The site at Calcutt Locks, on the Grand Union Canal and close to the junction with the Oxford Canal at Napton, was recognised by Roger and Rosemary Preen as an excellent cruising base as far back as the 1960's but there were to be many attempts to acquire the site and many shifts of British Waterways policy before they could start Calcutt Boats in 1973.
At that time it was a derelict site with no access by road, as the farmer who owned the land did not want anyone to develop it, so they had to rely on water transport for the first three months and bring in building materials by boat. From this rather unpromising start they have built up an impressive boating centre and well known hire fleet.
Roger had lived by the Thames at Hampton Court and his father had a part share in a small boatyard at Thames Ditton where he used to go as a schoolboy to service the Maid Line fleet - changing the gas, filling with water, etc. He was always fascinated with canals and walked the whole length of the K&A and Somerset Coal Canal. He also visited the Thames & Severn Canal going up the Thames in the family boat, mooring at Inglesham and walking right through to Sapperton Tunnel. Rosemary's parents lived on the wharf by Wootton Wawen on the Stratford upon Avon Canal and it was on a boat trip between the two that they discovered the Calcutt site.
The company, with Roger as Managing Director and Rosemary as Chairman, started as a hire boat company with two Burland 26 cruisers with outboards but they found two outboards wee needed for every boat, one being mended and one working. This confirmed their belief that fibre glass cruisers with outboards were not ideal as hire boats. So after the first couple of years of running with fibre glass boats they decided to buy their first steel boats and fit them out themselves but one of the problems was that there was a long waiting list for engines.
Roger was from the motor industry and used to be in diesel engine design, so he decided to do the Marinisation himself. He got himself accredited for this process with BMC, which meant going to the factory and answering lots of questions and showing them design work and certificates and so on. Once they were happy with his abilities he produced the first engine and sent it to BMC for inspection which took over three months before they decided it was acceptable. BMC gave them the right to buy from the Coventry factory and they still buy BMC 1.8 engines that are now produced in Turkey. They have now marinised over 1200 engines, mostly for narrowboats.
Engine marinisation is a major part of Calcutt's business together with the Marina and the hire fleet. This helps to even out the downturns that occur from time to time in each of the individual parts of the business and with cranes, dry docks, etc. it makes them a one-stop boatyard as, apart from building shells, they do everything else in the business.
They do a lot of fitting out for private boats concentrating on their 50 foot clipper class boats which are built to a standard design for around £37,500. This is proving very popular and they now have a two year order book.
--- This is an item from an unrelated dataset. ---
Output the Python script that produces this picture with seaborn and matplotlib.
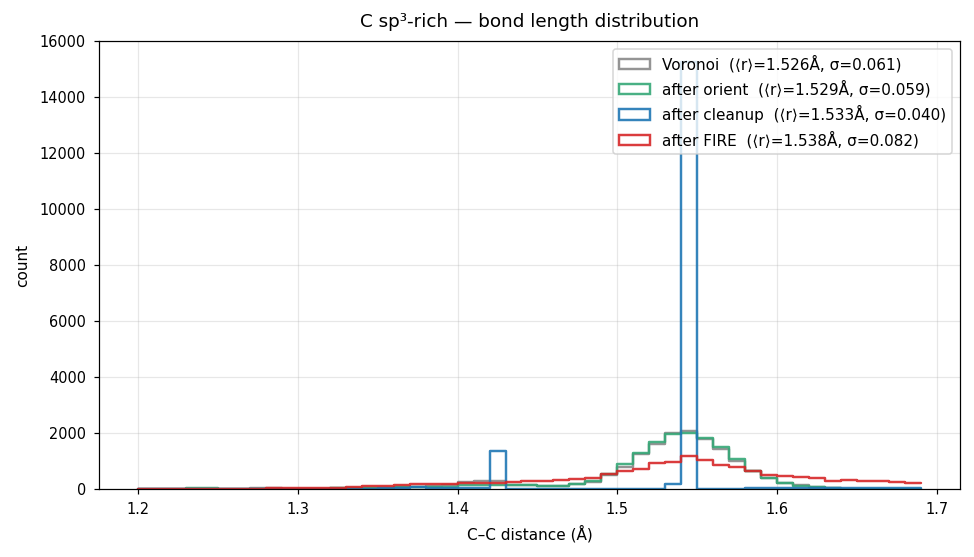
import numpy as np
import pandas as pd
import matplotlib
matplotlib.use("Agg")
import matplotlib.pyplot as plt
import matplotlib.patches as mpatches
import seaborn as sns

sns.set_style("ticks", rc={"text.color": "black", "axes.labelcolor": "black",
                           "xtick.color": "black", "ytick.color": "black",
                           "axes.edgecolor": "black", "grid.color": "#b0b0b0"})

# bins 1.20 .. 1.69 (0.01 wide), counts read per bin start
BIN_LEFT = np.round(np.arange(1.20, 1.685, 0.01), 2)

voronoi = [0, 0, 0, 15, 15, 0, 0, 20, 20, 5,
           10, 15, 20, 25, 35, 45, 60, 65, 110, 150,
           250, 285, 300, 150, 155, 120, 120, 165, 262, 515,
           800, 1260, 1620, 1990, 2060, 1790, 1440, 1010, 650, 385,
           220, 145, 70, 25, 10, 5, 5, 0, 0]
orient = [0, 0, 0, 20, 20, 0, 0, 5, 5, 5,
          10, 15, 20, 25, 35, 45, 60, 60, 70, 75,
          130, 140, 150, 145, 155, 120, 120, 170, 285, 525,
          880, 1280, 1690, 1980, 2000, 1835, 1500, 1070, 650, 385,
          215, 120, 70, 20, 10, 5, 5, 0, 0]
cleanup = [0, 0, 0, 0, 0, 0, 0, 0, 0, 0,
           0, 0, 0, 0, 0, 20, 30, 70, 40, 30,
           30, 30, 1350, 10, 10, 5, 5, 5, 5, 5,
           5, 5, 5, 170, 15250, 10, 10, 15, 20, 25,
           30, 20, 20, 20, 20, 20, 20, 20, 20]
fire = [0, 0, 0, 0, 0, 0, 0, 5, 20, 20,
        25, 30, 35, 60, 95, 95, 130, 165, 165, 170,
        215, 215, 225, 240, 285, 285, 310, 355, 380, 525,
        645, 725, 930, 965, 1165, 1025, 845, 785, 645, 500,
        450, 440, 405, 300, 335, 290, 290, 250, 225]

SERIES = [
    ("Voronoi  (⟨r⟩=1.526Å, σ=0.061)", voronoi, "#888888"),
    ("after orient  (⟨r⟩=1.529Å, σ=0.059)", orient, "#35A877"),
    ("after cleanup  (⟨r⟩=1.533Å, σ=0.040)", cleanup, "#1f77b4"),
    ("after FIRE  (⟨r⟩=1.538Å, σ=0.082)", fire, "#d62728"),
]

DPI = 110
fig = plt.figure(figsize=(974 / DPI, 557 / DPI), dpi=DPI)
ax = fig.add_axes([0.1016, 0.1221, 0.884, 0.8043])

handles = []
for label, counts, color in SERIES:
    df = pd.DataFrame({"r": BIN_LEFT + 0.005, "n": counts})
    sns.histplot(data=df, x="r", weights="n", binwidth=0.01, binrange=(1.20, 1.69),
                 element="step", fill=False, color=color, linewidth=1.6, alpha=0.9,
                 ax=ax)
    handles.append(mpatches.Patch(facecolor="none", edgecolor=color, linewidth=1.6,
                                  alpha=0.9, label=label))

ax.set_xticks([1.2, 1.3, 1.4, 1.5, 1.6, 1.7])
ax.tick_params(labelsize=9.5, pad=5)
ax.grid(True, alpha=0.3)
ax.set_xlabel("C–C distance (Å)", fontsize=10, labelpad=5)
ax.set_ylabel("count", fontsize=10, labelpad=6)
ax.set_title("C sp³-rich — bond length distribution", fontsize=12, pad=9)
ax.legend(handles=handles, loc="upper right", fontsize=10)

fig.savefig("out.png", dpi=DPI)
Some changes to the specification to meet customers preferences are catered for but they are not bespoke boats as each boat would need individual drawings and under the RCD they would need a detailed handbook which is expensive to produce so to keep the costs low a standard design is used.
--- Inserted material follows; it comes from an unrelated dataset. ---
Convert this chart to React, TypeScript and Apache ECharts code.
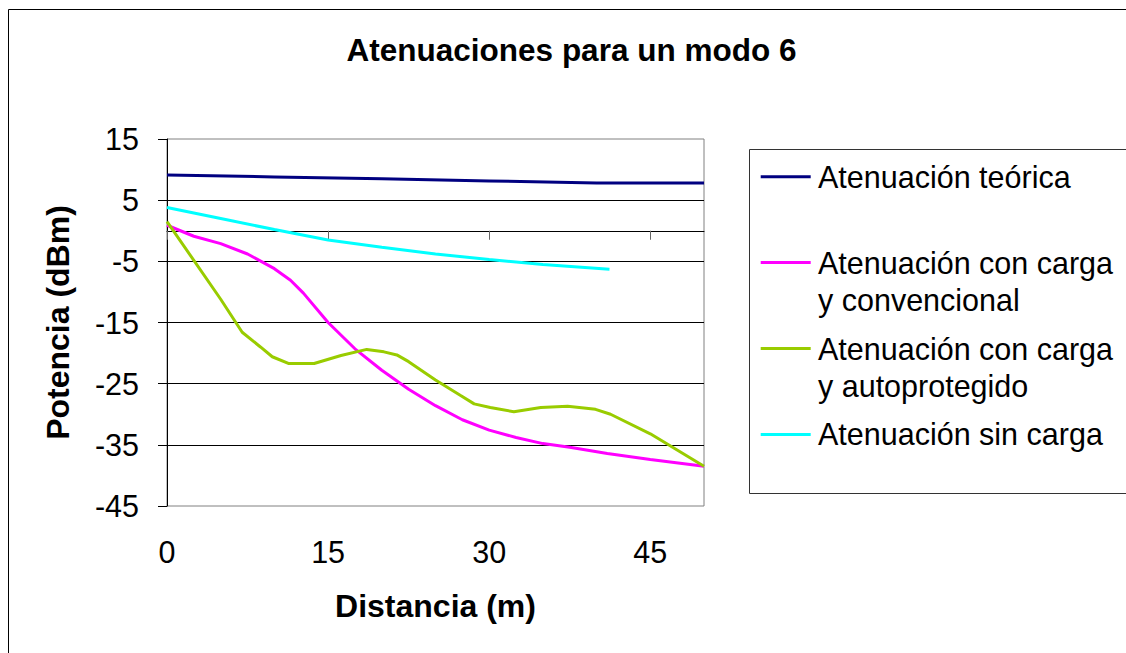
import React, { useEffect, useRef } from 'react';
import * as echarts from 'echarts';

const titleText = 'Atenuaciones para un modo 6';
const xAxisName = 'Distancia (m)';
const yAxisName = 'Potencia (dBm)';
const xTicks = [0, 15, 30, 45];

const seriesNames = [
  'Atenuación teórica',
  'Atenuación con carga y convencional',
  'Atenuación con carga y autoprotegido',
  'Atenuación sin carga',
];
const legendLabels = [
  'Atenuación teórica',
  'Atenuación con carga\ny convencional',
  'Atenuación con carga\ny autoprotegido',
  'Atenuación sin carga',
];
const seriesColors = ['#000080', '#FF00FF', '#99CC00', '#00FFFF'];

const teoricaX = [0, 10, 20, 30, 40, 50];
const teoricaY = [9.1, 8.8, 8.5, 8.15, 7.8, 7.8];

const convencionalX = [0, 2.5, 5, 7.5, 10, 11.5, 12.7, 15, 17.5, 20, 22.5, 25, 27.5, 30, 32.5, 35, 37.5, 41, 45, 50];
const convencionalY = [0.9, -0.9, -2.1, -3.8, -6.2, -8.1, -10.2, -15.0, -19.3, -22.8, -25.9, -28.6, -30.9, -32.6, -33.8, -34.8, -35.4, -36.4, -37.4, -38.5];

const autoprotegidoX = [0, 5, 7, 8.7, 9.8, 11.3, 13.7, 16.2, 18.6, 20.2, 21.4, 22.5, 25, 27.3, 28.6, 30.1, 32.3, 34.8, 37.3, 39.9, 41.3, 45, 50];
const autoprotegidoY = [1.5, -11.2, -16.6, -19.0, -20.6, -21.7, -21.7, -20.4, -19.4, -19.8, -20.3, -21.4, -24.4, -26.9, -28.3, -28.9, -29.6, -28.9, -28.7, -29.2, -30.0, -33.2, -38.5];

const sinCargaX = [0, 5, 10, 15, 20, 25, 30, 35, 41.2];
const sinCargaY = [3.8, 2.0, 0.2, -1.5, -2.7, -3.8, -4.7, -5.5, -6.3];

const seriesX = [teoricaX, convencionalX, autoprotegidoX, sinCargaX];
const seriesY = [teoricaY, convencionalY, autoprotegidoY, sinCargaY];

export default function App() {
  const ref = useRef<HTMLDivElement>(null);

  useEffect(() => {
    if (!ref.current) return;
    const chart = echarts.init(ref.current, null, { renderer: 'svg' });
    const font = "'Liberation Sans', Arial, sans-serif";
    const W = 1118;

    const line = (x1: number, y1: number, x2: number, y2: number, stroke: string, lineWidth: number) => ({
      type: 'line',
      silent: true,
      shape: { x1, y1, x2, y2 },
      style: { stroke, lineWidth },
    });

    const legendTop = 168.7;
    const legendStep = 85.9;
    const legendGraphics: any[] = [
      {
        type: 'rect',
        silent: true,
        shape: { x: 741.5, y: 141.5, width: W - 741.5, height: 344 },
        style: { fill: '#fff' },
      },
      line(741.5, 141.5, W, 141.5, '#333', 1),
      line(741.5, 485.5, W, 485.5, '#333', 1),
      line(741.5, 141.5, 741.5, 485.5, '#333', 1),
    ];
    legendLabels.forEach((label, i) => {
      const cy = legendTop + i * legendStep;
      legendGraphics.push(line(752.7, cy, 802.7, cy, seriesColors[i], 3));
      legendGraphics.push({
        type: 'text',
        silent: true,
        x: 810,
        y: cy - 18.5,
        style: {
          text: label,
          fontSize: 30.5,
          fontFamily: font,
          fill: '#000',
          align: 'left',
          verticalAlign: 'top',
          lineHeight: 37,
        },
      });
    });

    const option: any = {
      animation: false,
      backgroundColor: '#fff',
      grid: {
        left: 159,
        top: 131,
        width: 537,
        height: 367,
        show: true,
        borderColor: '#808080',
        borderWidth: 1,
        backgroundColor: 'transparent',
      },
      xAxis: [
        {
          type: 'value',
          min: 0,
          max: 50,
          interval: 15,
          position: 'bottom',
          axisLine: { show: false, onZero: false },
          axisTick: { show: false },
          splitLine: { show: false },
          axisLabel: {
            customValues: xTicks,
            fontSize: 30.5,
            color: '#000',
            fontFamily: font,
            margin: 30,
          },
          name: xAxisName,
          nameLocation: 'middle',
          nameGap: 84,
          nameTextStyle: { fontSize: 32, fontWeight: 'bold', color: '#000', fontFamily: font },
        },
        {
          type: 'value',
          min: 0,
          max: 50,
          interval: 15,
          position: 'bottom',
          axisLine: { show: true, onZero: true, lineStyle: { color: '#000', width: 1 } },
          axisTick: { show: true, length: 9, customValues: xTicks, lineStyle: { color: '#666', width: 1 } },
          axisLabel: { show: false },
          splitLine: { show: false },
        },
      ],
      yAxis: {
        type: 'value',
        min: -45,
        max: 15,
        interval: 10,
        axisLine: { show: true, onZero: false, lineStyle: { color: '#000', width: 1 } },
        axisTick: { show: true, length: 9, lineStyle: { color: '#000', width: 1 } },
        axisLabel: { fontSize: 30.5, color: '#000', fontFamily: font, margin: 28 },
        splitLine: {
          show: true,
          showMinLine: false,
          showMaxLine: false,
          lineStyle: { color: '#000', width: 1 },
        },
        name: yAxisName,
        nameLocation: 'middle',
        nameGap: 93,
        nameRotate: 90,
        nameTextStyle: { fontSize: 32, fontWeight: 'bold', color: '#000', fontFamily: font },
      },
      series: seriesNames.map((name, i) => ({
        name,
        type: 'line',
        xAxisIndex: 0,
        yAxisIndex: 0,
        showSymbol: false,
        symbol: 'none',
        smooth: false,
        lineStyle: { color: seriesColors[i], width: 3 },
        itemStyle: { color: seriesColors[i] },
        data: seriesX[i].map((x, j) => [x, seriesY[i][j]]),
      })),
      graphic: [
        line(0.5, 1.5, W, 1.5, '#000', 1),
        line(0.5, 1.5, 0.5, 645, '#000', 1),
        {
          type: 'text',
          silent: true,
          x: 563.5,
          y: 42.3,
          style: {
            text: titleText,
            fontSize: 31.5,
            fontWeight: 'bold',
            fontFamily: font,
            fill: '#000',
            align: 'center',
            verticalAlign: 'middle',
          },
        },
        ...legendGraphics,
      ],
    };

    chart.setOption(option);
    return () => {
      chart.dispose();
    };
  }, []);

  return (
    <div
      ref={ref}
      style={{ position: 'absolute', left: 8, top: 8, width: 1118, height: 645, overflow: 'hidden' }}
    />
  );
}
In the days when BW hire licences were difficult to obtain Calcutt Boats had 12 licences and found that to get more they were required to provide 10 moorings for each new licence. This meant that to get 12 more licences they needed to provide moorings for 120 boats and was the reason that the marina was built. The original marina site was a low quality field for agricultural purposes from which clay had been taken in the past. Piling for the marina was obtained from a rolling mill at Doncaster which was closing down and which had hundreds of rejected lengths of piling that had twisted during manufacture. From these 10 metre lengths probably one or two 3-metre usable lengths could be salvaged.
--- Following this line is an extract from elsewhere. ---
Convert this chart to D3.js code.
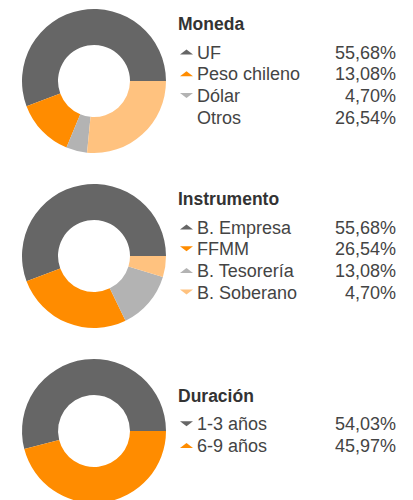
<!DOCTYPE html>
<html><head><meta charset="utf-8">
<script src="https://cdn.jsdelivr.net/npm/d3@7"></script>
<style>body{margin:0;background:#fff}svg{display:block}</style>
</head><body>
<script>
const groupTitles = ["Moneda", "Instrumento", "Duración"];
const monedaLabels = ["UF", "Peso chileno", "Dólar", "Otros"];
const monedaValues = [55.68, 13.08, 4.70, 26.54];
const monedaColors = ["#666666", "#ff8c00", "#b3b3b3", "#ffc27f"];
const monedaMarkers = ["up", "up", "down", "none"];
const instrumentoLabels = ["B. Empresa", "FFMM", "B. Tesorería", "B. Soberano"];
const instrumentoValues = [55.68, 26.54, 13.08, 4.70];
const instrumentoColors = ["#666666", "#ff8c00", "#b3b3b3", "#ffc27f"];
const instrumentoMarkers = ["up", "down", "up", "down"];
const duracionLabels = ["1-3 años", "6-9 años"];
const duracionValues = [54.03, 45.97];
const duracionColors = ["#666666", "#ff8c00"];
const duracionMarkers = ["down", "up"];

const groups = [
  {title: groupTitles[0], labels: monedaLabels, values: monedaValues, colors: monedaColors, markers: monedaMarkers},
  {title: groupTitles[1], labels: instrumentoLabels, values: instrumentoValues, colors: instrumentoColors, markers: instrumentoMarkers},
  {title: groupTitles[2], labels: duracionLabels, values: duracionValues, colors: duracionColors, markers: duracionMarkers}
];

const W = 413, H = 500;
const svg = d3.select("body").append("svg").attr("width", W).attr("height", H);
const cx = 94, outerR = 72, innerR = 36, rowH = 21.7;
const centers = [81, 256, 431];
const fmt = v => v.toFixed(2).replace(".", ",") + "%";

const pie = d3.pie().sort(null).startAngle(Math.PI / 2).endAngle(Math.PI / 2 - 2 * Math.PI);
const arc = d3.arc().innerRadius(innerR).outerRadius(outerR);

groups.forEach((g, gi) => {
  const cy = centers[gi];
  const gg = svg.append("g").attr("transform", `translate(${cx},${cy})`);
  gg.selectAll("path").data(pie(g.values)).join("path")
    .attr("d", arc).attr("fill", (d, i) => g.colors[i]);

  const n = g.labels.length;
  const titleY = cy - 51 + (4 - n) * rowH / 2;
  const lg = svg.append("g").attr("font-family", "'Liberation Sans', Arial, sans-serif");
  lg.append("text").attr("x", 178).attr("y", titleY)
    .attr("font-size", 17.5).attr("font-weight", "bold").attr("fill", "#333")
    .text(g.title);
  const y = d3.scalePoint().domain(d3.range(n)).range([titleY + 28.5, titleY + 28.5 + (n - 1) * rowH]);
  g.labels.forEach((lab, i) => {
    const by = y(i);
    const m = g.markers[i];
    if (m !== "none") {
      const ty = by - 6.5;
      const pts = m === "up"
        ? [[180, ty + 2.5], [186.5, ty - 2.5], [193, ty + 2.5]]
        : [[180, ty - 2.5], [186.5, ty + 2.5], [193, ty - 2.5]];
      lg.append("path").attr("d", d3.line()(pts) + "Z").attr("fill", g.colors[i]);
    }
    lg.append("text").attr("x", 197).attr("y", by).attr("font-size", 18).attr("fill", "#444").text(lab);
    lg.append("text").attr("x", 396).attr("y", by).attr("font-size", 18).attr("fill", "#444")
      .attr("text-anchor", "end").text(fmt(g.values[i]));
  });
});
</script>
</body></html>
The marina opened in 1989. The building of the marina took a long time because they did it all themselves. At the time contractors working on inland waterways were hard to find and very expensive. The marina has a very spacious feel as a lot of extra land had to be included when the field for the marina was bought, much of this has now been planted as woodland. Also the water space is very generous with a lot of open water around the moorings. It is difficult to see more than a glimpse of the site by passing on the canal so on my first visit ashore there I was surprised and impressed by its extent.